Give back exactly the lines starting at the one with "Write a LaTeX" and ending at the last line of the data below. Pictures are not part of the copy.

-------- Data provided

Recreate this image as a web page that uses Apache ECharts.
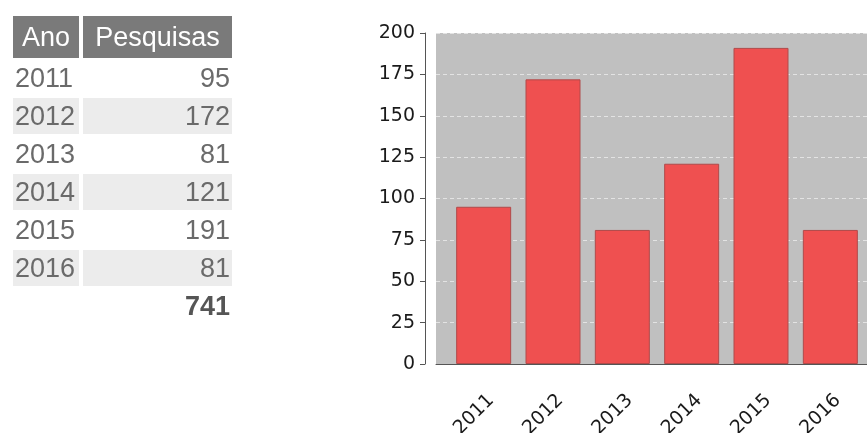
<!DOCTYPE html>
<html>
<head>
<meta charset="utf-8">
<title>Pesquisas por ano</title>
<script src="https://cdn.jsdelivr.net/npm/echarts@6/dist/echarts.min.js"></script>
<style>
    html, body { margin:0; padding:0; background:#fff; }
    #chart { position:absolute; left:0; top:0; width:867px; height:433px; }
    #tabela {
        position:absolute; left:9px; top:14px;
        border-collapse:separate; border-spacing:4px 2px;
        font-family:"Liberation Sans", Arial, sans-serif; font-size:27px; color:#6a6a6a;
    }
    #tabela th { background:#7a7a7a; color:#fff; font-weight:normal; padding:4px 2px 3px 2px; height:35px; }
    #tabela td { padding:0 2px; height:36px; }
    #tabela td.num { text-align:right; }
    #tabela tr.par td { background:#ececec; }
    #tabela td.total { font-weight:bold; color:#555; }
</style>
</head>
<body>
<div id="chart"></div>
<table id="tabela"></table>
<script>
// dados
var anos = ['2011', '2012', '2013', '2014', '2015', '2016'];
var pesquisas = [95, 172, 81, 121, 191, 81];
var cabecalho = ['Ano', 'Pesquisas'];

// tabela
function montaTabela(){
    var html = '<tr><th style="width:62px">' + cabecalho[0] + '</th><th style="width:145px">' + cabecalho[1] + '</th></tr>';
    var total = 0;
    for (var i = 0; i < anos.length; i++) {
        total += pesquisas[i];
        html += '<tr' + (i % 2 ? ' class="par"' : '') + '><td>' + anos[i] + '</td><td class="num">' + pesquisas[i] + '</td></tr>';
    }
    html += '<tr><td></td><td class="num total">' + total + '</td></tr>';
    document.getElementById('tabela').innerHTML = html;
}

var fonte = 'DejaVu Sans, Verdana, sans-serif';

function formatData(){
    return {
        animation: false,
        grid: [
            // fundo cinza
            { left: 436, top: 33, width: 431, height: 331, outerBoundsMode: 'none', show: true, backgroundColor: '#c0c0c0', borderWidth: 0 },
            // barras
            { left: 449, top: 33, width: 416, height: 331, outerBoundsMode: 'none' }
        ],
        xAxis: [
            {
                gridIndex: 0, type: 'category', data: anos, offset: 11,
                axisLine: { lineStyle: { color: '#555', width: 1 } },
                axisTick: { show: false },
                axisLabel: { show: false }
            },
            {
                gridIndex: 1, type: 'category', data: anos, offset: 11,
                axisLine: { show: false },
                axisTick: { show: false },
                axisLabel: {
                    rotate: 45, margin: 15, verticalAlign: 'top', lineHeight: 21,
                    color: '#1a1a1a', fontSize: 19, fontFamily: fonte
                }
            }
        ],
        yAxis: [
            {
                gridIndex: 0, type: 'value', min: 0, max: 200, interval: 25, offset: 11,
                axisLine: { show: true, lineStyle: { color: '#555', width: 1 } },
                axisTick: { show: true, length: 5, lineStyle: { color: '#555' } },
                axisLabel: { color: '#1a1a1a', fontSize: 19, fontFamily: fonte, margin: 10 },
                splitLine: { lineStyle: { color: 'rgba(255,255,255,0.55)', type: [4, 3], width: 1 } }
            },
            {
                gridIndex: 1, type: 'value', min: 0, max: 200, show: false,
                splitLine: { show: false }
            }
        ],
        series: [
            {
                name: 'Pesquisas',
                type: 'bar',
                xAxisIndex: 1,
                yAxisIndex: 1,
                barWidth: 55,
                data: pesquisas,
                itemStyle: { color: '#ef5050', borderColor: '#b04a4a', borderWidth: 1 }
            }
        ]
    };
}

montaTabela();
var myChart = echarts.init(document.getElementById('chart'));
myChart.setOption(formatData());
</script>
</body>
</html>
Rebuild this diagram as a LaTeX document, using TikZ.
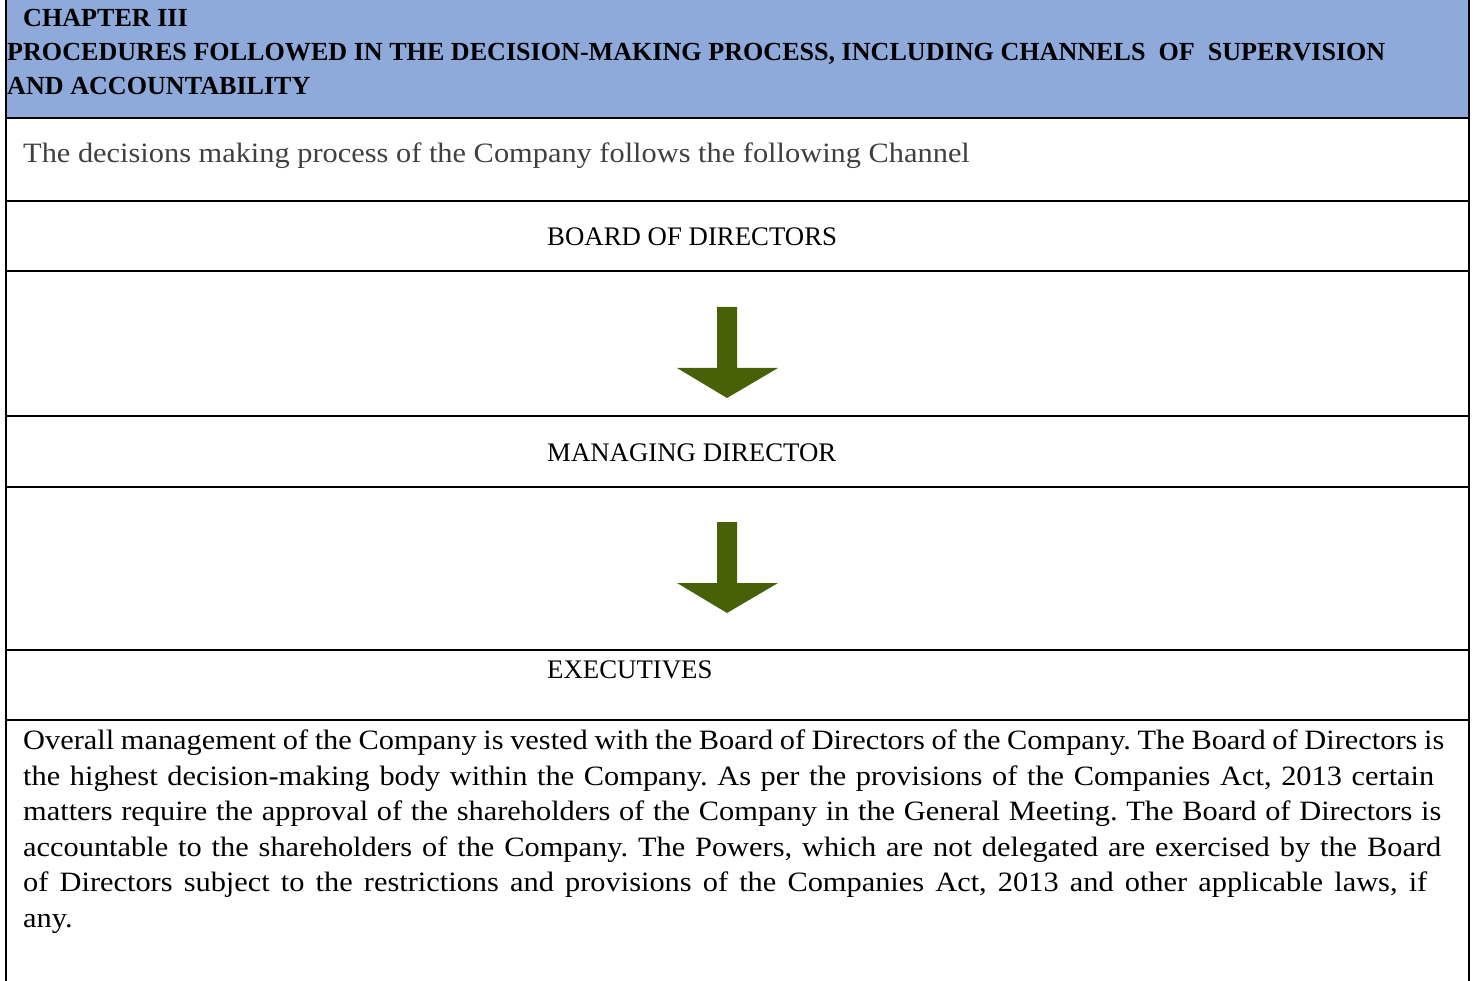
\documentclass[tikz,border=0pt]{standalone}
\usepackage{fontspec}
\setmainfont{Liberation Serif}
\newfontfamily\bodyfont[FakeStretch=1.085]{Liberation Serif}
\frenchspacing
\definecolor{hdrblue}{HTML}{8EAADB}
\definecolor{arrgreen}{RGB}{72,97,8}
\definecolor{graytext}{HTML}{404040}
\tikzset{
  rule/.style={line width=2pt, black},
  bodytext/.style={anchor=base west, inner sep=0pt, font=\bodyfont\fontsize{28}{34}\selectfont},
  hdrtext/.style={anchor=base west, inner sep=0pt, font=\fontsize{26.1}{30}\selectfont\bfseries},
  label/.style={anchor=base west, inner sep=0pt, font=\fontsize{26.8}{32}\selectfont},
  blockarrow/.style={fill=arrgreen, draw=none}
}
\begin{document}
\begin{tikzpicture}[x=1pt,y=-1pt]
\useasboundingbox (0,0) rectangle (1478,981);
\fill[white] (0,0) rectangle (1478,981);
% header band
\fill[hdrblue] (6,0) rectangle (1469,118.5);
% horizontal rules
\foreach \yy in {118.5,201,271,416,487,650,720}
  \draw[rule] (6,\yy) -- (1469,\yy);
% side borders
\draw[rule] (6,0) -- (6,981);
\draw[rule] (1469,0) -- (1469,981);
% header text
\node[hdrtext] (chap) at (23,27) {CHAPTER III};
\node[hdrtext] (title1) at (7,61) {PROCEDURES FOLLOWED IN THE DECISION-MAKING PROCESS, INCLUDING CHANNELS\ \ OF\ \ SUPERVISION};
\node[hdrtext] (title2) at (7,95) {AND ACCOUNTABILITY};
% intro
\node[bodytext, text=graytext] (intro) at (23,163) {The decisions making process of the Company follows the following Channel};
% labels
\node[label] (board) at (547,246) {BOARD OF DIRECTORS};
\node[label] (md) at (547,461) {MANAGING DIRECTOR};
\node[label] (exec) at (547,678) {EXECUTIVES};
% block arrows
\coordinate (a1) at (727,307);
\coordinate (a2) at (727,522);
\foreach \c in {a1,a2}{
  \fill[blockarrow] ([xshift=-10pt]\c) -- ([xshift=10pt]\c) -- ([shift={(10pt,-61pt)}]\c) -- ([shift={(51pt,-61pt)}]\c)
     -- ([shift={(0pt,-91pt)}]\c) -- ([shift={(-50pt,-61pt)}]\c) -- ([shift={(-10pt,-61pt)}]\c) -- cycle;
}
% paragraph
\node[bodytext] (p1) at (23,749) {\makebox[1421pt][s]{Overall management of the Company is vested with the Board of Directors of the Company. The Board of Directors is}};
\node[bodytext] (p2) at (23,785) {\makebox[1411pt][s]{the highest decision-making body within the Company. As per the provisions of the Companies Act, 2013 certain}};
\node[bodytext] (p3) at (23,820) {\makebox[1418pt][s]{matters require the approval of the shareholders of the Company in the General Meeting. The Board of Directors is}};
\node[bodytext] (p4) at (23,856) {\makebox[1418pt][s]{accountable to the shareholders of the Company. The Powers, which are not delegated are exercised by the Board}};
\node[bodytext] (p5) at (23,891) {\makebox[1404pt][s]{of Directors subject to the restrictions and provisions of the Companies Act, 2013 and other applicable laws, if}};
\node[bodytext] (p6) at (23,927) {any.};
\end{tikzpicture}
\end{document}
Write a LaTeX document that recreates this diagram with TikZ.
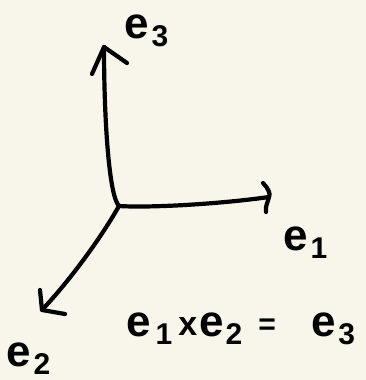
\documentclass[tikz,border=0pt]{standalone}
\usepackage{fontspec}
\setmainfont{Liberation Sans}
\definecolor{bg}{HTML}{F8F6EA}
\newcommand\subd[1]{\raisebox{-8pt}{\fontsize{30}{30}\selectfont #1}}
\newcommand\esub[1]{e\hspace{3pt}\subd{#1}}
\begin{document}
\begin{tikzpicture}[x=1pt,y=-1pt,
  pen/.style={line width=4.2pt, line cap=round, line join=round},
  lab/.style={font=\fontsize{44}{44}\bfseries\selectfont, inner sep=0pt, anchor=base west}]
\fill[bg] (0,0) rectangle (366,380);
\useasboundingbox (0,0) rectangle (366,380);
\coordinate (O) at (119,206);
\coordinate (X3) at (104,47);
\coordinate (X1) at (269,197);
\coordinate (X2) at (42,310);
\coordinate (h3a) at (92,74);
\coordinate (h3b) at (127,63);
\coordinate (h1a) at (263,183);
\coordinate (h1b) at (266,212);
\coordinate (h2a) at (40,290);
\coordinate (h2b) at (65,314);
% e3 axis
\draw[pen] (O) .. controls (109,196) and (104,120) .. (X3);
\draw[pen] (h3a) -- (X3) -- (h3b);
% e1 axis
\draw[pen] (O) .. controls (150,208) and (220,204) .. (X1);
\draw[pen] (h1a) .. controls (268,188) and (271,194) .. (X1) .. controls (268,202) and (265,206) .. (h1b);
% e2 axis
\draw[pen] (O) .. controls (102,236) and (72,278) .. (X2);
\draw[pen] (h2a) -- (X2) -- (h2b);
% labels
\node[lab] (l3) at (124,38) {\esub{3}};
\node[lab] (l1) at (283,250) {\esub{1}};
\node[lab] (l2) at (6,366) {\esub{2}};
\node[lab] (eq) at (126,336) {e\hspace{5pt}\subd{1}\hspace{6pt}\raisebox{1pt}{\fontsize{34}{34}\selectfont x}\hspace{2pt}e\hspace{2pt}\subd{2}\hspace{16pt}\raisebox{2pt}{\fontsize{30}{30}\selectfont =}\hspace{36pt}e\hspace{2pt}\subd{3}};
\end{tikzpicture}
\end{document}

----------------

=== Solution to this exercise ===
Write a LaTeX document that recreates this diagram with TikZ.
\documentclass[tikz,border=0pt]{standalone}
\usepackage{fontspec}
\setmainfont{Liberation Sans}
\definecolor{bg}{HTML}{F8F6EA}
\newcommand\subd[1]{\raisebox{-8pt}{\fontsize{30}{30}\selectfont #1}}
\newcommand\esub[1]{e\hspace{3pt}\subd{#1}}
\begin{document}
\begin{tikzpicture}[x=1pt,y=-1pt,
  pen/.style={line width=4.2pt, line cap=round, line join=round},
  lab/.style={font=\fontsize{44}{44}\bfseries\selectfont, inner sep=0pt, anchor=base west}]
\fill[bg] (0,0) rectangle (366,380);
\useasboundingbox (0,0) rectangle (366,380);
\coordinate (O) at (119,206);
\coordinate (X3) at (104,47);
\coordinate (X1) at (269,197);
\coordinate (X2) at (42,310);
\coordinate (h3a) at (92,74);
\coordinate (h3b) at (127,63);
\coordinate (h1a) at (263,183);
\coordinate (h1b) at (266,212);
\coordinate (h2a) at (40,290);
\coordinate (h2b) at (65,314);
% e3 axis
\draw[pen] (O) .. controls (109,196) and (104,120) .. (X3);
\draw[pen] (h3a) -- (X3) -- (h3b);
% e1 axis
\draw[pen] (O) .. controls (150,208) and (220,204) .. (X1);
\draw[pen] (h1a) .. controls (268,188) and (271,194) .. (X1) .. controls (268,202) and (265,206) .. (h1b);
% e2 axis
\draw[pen] (O) .. controls (102,236) and (72,278) .. (X2);
\draw[pen] (h2a) -- (X2) -- (h2b);
% labels
\node[lab] (l3) at (124,38) {\esub{3}};
\node[lab] (l1) at (283,250) {\esub{1}};
\node[lab] (l2) at (6,366) {\esub{2}};
\node[lab] (eq) at (126,336) {e\hspace{5pt}\subd{1}\hspace{6pt}\raisebox{1pt}{\fontsize{34}{34}\selectfont x}\hspace{2pt}e\hspace{2pt}\subd{2}\hspace{16pt}\raisebox{2pt}{\fontsize{30}{30}\selectfont =}\hspace{36pt}e\hspace{2pt}\subd{3}};
\end{tikzpicture}
\end{document}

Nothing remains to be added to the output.